Henner Momann als Johann Holtrop in Mainz

Männer, Manager, Machtspiele

Nach Rainald Goetz: Johann Holtrop

Theater:Staatstheater Mainz, Premiere:21.03.2024Regie:Friederike Heller

Rainald Goetz‘ Roman „Johann Holtrop“ vom Fall eines Machtmenschen wurde am Schauspiel Köln erfolgreich gespielt und hatte nun am Staatstheater Mainz Premiere. In Friederike Hellers Inszenierung gerät die Machtmänneranalyse kurzweilig-komisch.

Graue Vorhänge strukturieren die Bühne im Kleinen Haus des Staatstheaters Mainz (Ausstattung: Sabine Kohlstedt). Im lindgrünen Anzug bewegt sich Henner Momann als Titelfigur beswingt an der Seite der kleinen Band (Michael Mühlhaus, Peter Thiessen) als egozentrischer Obermacher. Den älteren Statthalter Tewes (Armin Dillenberger) am ostdeutschen Standort der Firma entlässt er zum Einstieg dieser Analyse von testosteron-geschwängerten Machtspielern der 2000er Jahre. Das Buch von Rainald Goetz ist eine nüchterne Fiktionalisierung der Figur Thomas Middelhoff.

Unterhaltsamer Untergang

In der mit dem Deutschen Theaterpreis DER FAUST ausgezeichneten Kölner Inszenierung Stefan Bachmanns wurde das Werk wie eine kühle Oper von einem reinen Frauenensemble streng choreografisch und chorisch zergliedert. Friederike Heller besetzt unter Verwendung der Kölner Textfassung das Stück dagegen mit einem reinen, fünfköpfigen Männerensemble. Auch hier wird zeitweise chorisch agiert, meist besprechen sich die Männer aber direkt selbst: „Offenbar hatte ich versucht, mich zu erhängen“, teilt uns Thewe (Armin Dillenberger) mit, nachdem er das gnadenlose Spiel um die Macht in der Firma verloren hat.

Durch die schnörkellose, epische Selbstdarstellung wird die Handlung rasch und klar aufgefächert. In der Mischung aus Selbstdarstellung bei immer mitgespielter Distanz gerät das wenig erfreuliche und auch ziemlich vorhersehbare Schicksal des „Helden“ in Mainz ziemlich komisch.

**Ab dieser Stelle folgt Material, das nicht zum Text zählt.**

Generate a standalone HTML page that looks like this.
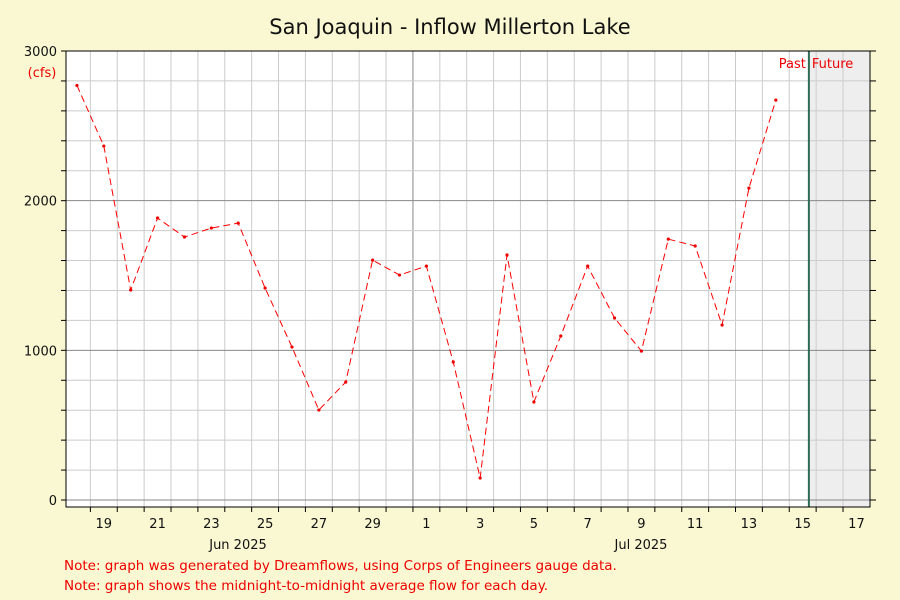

Das gelingt dem spielfreudigen Ensemble auch in den Frauenrollen von Sekretärin oder Firmenpatriarchin (Sabah Qalo), Gattin Holtrop (Benjamin Kaygun) oder freundlich-distanzierter Journalistin (David T. Meyer).

Sich selbst überholt

Besonders im zweiten Teil des zweieinhalbstündigen Abends, wenn die Vorhänge um Hinter- und Konferenzzimmer beiseite gezogen sind und der Blick auf das Ende von Karriere und mentaler Gesundheit Holtrops frei wird, entwickeln sich unterhaltsame Konstellationen vom alleingelassenen Holtrop in einer Welt verschlagener Dickwanste. Fast kann man Mitleid mit diesem verhinderten Schriftsteller, dem Verächter von Durchschnittlichkeit und Freund von Radikalität und Speed entwickeln, wenn er sich nicht selbst grundsätzlich im Wege stünde.

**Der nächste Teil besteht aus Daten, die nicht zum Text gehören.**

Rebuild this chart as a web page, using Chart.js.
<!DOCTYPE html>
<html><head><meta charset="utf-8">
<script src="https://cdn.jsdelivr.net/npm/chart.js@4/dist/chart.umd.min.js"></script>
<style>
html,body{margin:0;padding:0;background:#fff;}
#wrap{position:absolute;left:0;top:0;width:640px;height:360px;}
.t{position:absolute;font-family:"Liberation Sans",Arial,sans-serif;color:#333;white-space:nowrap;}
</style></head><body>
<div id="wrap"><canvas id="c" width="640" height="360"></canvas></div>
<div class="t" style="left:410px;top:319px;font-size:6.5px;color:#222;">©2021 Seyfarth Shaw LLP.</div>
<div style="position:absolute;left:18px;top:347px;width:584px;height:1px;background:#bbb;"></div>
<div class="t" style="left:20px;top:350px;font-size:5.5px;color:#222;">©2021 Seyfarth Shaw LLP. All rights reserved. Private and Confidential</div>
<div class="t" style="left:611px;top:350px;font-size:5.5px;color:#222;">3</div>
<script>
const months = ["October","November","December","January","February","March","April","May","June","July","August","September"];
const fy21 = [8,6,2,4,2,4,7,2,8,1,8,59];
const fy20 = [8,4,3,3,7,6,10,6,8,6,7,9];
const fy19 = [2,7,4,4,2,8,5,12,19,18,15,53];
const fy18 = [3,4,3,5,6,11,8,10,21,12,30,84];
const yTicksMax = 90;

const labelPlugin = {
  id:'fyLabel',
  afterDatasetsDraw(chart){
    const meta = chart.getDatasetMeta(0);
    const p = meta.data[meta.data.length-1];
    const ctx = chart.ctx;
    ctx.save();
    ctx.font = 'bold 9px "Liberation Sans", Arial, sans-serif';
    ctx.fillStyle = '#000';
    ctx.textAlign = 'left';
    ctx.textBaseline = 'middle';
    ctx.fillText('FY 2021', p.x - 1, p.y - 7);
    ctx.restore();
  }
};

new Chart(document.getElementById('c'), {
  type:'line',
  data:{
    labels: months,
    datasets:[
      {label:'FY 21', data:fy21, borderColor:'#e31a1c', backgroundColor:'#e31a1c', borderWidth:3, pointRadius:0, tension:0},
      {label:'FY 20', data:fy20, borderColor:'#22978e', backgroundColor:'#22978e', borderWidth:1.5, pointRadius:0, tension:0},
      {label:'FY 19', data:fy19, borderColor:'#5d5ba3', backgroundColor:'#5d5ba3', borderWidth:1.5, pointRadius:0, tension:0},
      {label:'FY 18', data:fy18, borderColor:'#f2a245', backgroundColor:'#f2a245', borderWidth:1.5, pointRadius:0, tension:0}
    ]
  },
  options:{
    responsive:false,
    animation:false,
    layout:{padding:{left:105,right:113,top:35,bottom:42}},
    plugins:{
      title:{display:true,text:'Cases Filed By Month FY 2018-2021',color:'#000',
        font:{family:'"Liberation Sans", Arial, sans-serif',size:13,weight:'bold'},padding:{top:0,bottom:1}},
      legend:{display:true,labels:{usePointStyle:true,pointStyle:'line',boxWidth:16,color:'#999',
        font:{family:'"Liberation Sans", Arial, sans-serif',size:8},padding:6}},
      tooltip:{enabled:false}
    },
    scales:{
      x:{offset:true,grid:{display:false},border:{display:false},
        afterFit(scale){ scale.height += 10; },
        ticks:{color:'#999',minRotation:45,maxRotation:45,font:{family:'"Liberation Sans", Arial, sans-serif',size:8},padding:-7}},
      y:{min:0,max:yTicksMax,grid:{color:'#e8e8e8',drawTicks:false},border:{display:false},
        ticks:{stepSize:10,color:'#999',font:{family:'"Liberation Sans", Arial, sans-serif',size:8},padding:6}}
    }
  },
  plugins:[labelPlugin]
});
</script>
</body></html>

Als er nach einem peinlich teutonischen Ausbruch in einem Pariser Restaurant in psychiatrische Behandlung kommt, schwebt Holtrop in der Luft baumelnd und taumelnd über der Bühne. Am Schluss steht er schließlich alleine vor dem grauen Bühnenvorhang und stolpert bei einem eigentlich gar nicht mehr gewollten Suizidtrip an der Bahnstrecke in den Tod. Indem der verhinderte Schriftsteller mit seinem geliebten Füllfederhalter da neben sich steht, ist er eigentlich ganz bei sich.

Wir sehen im Mainzer „Johann Holtrop“ eine grotesk zugespitzte und zugleich ziemlich normale Männerwelt. Das ist keine neue Erkenntnis und ist ersichtlich vor aktuellen #Meetoo-Debatten geschrieben. Und wirkt doch lehrreich unterhaltsam.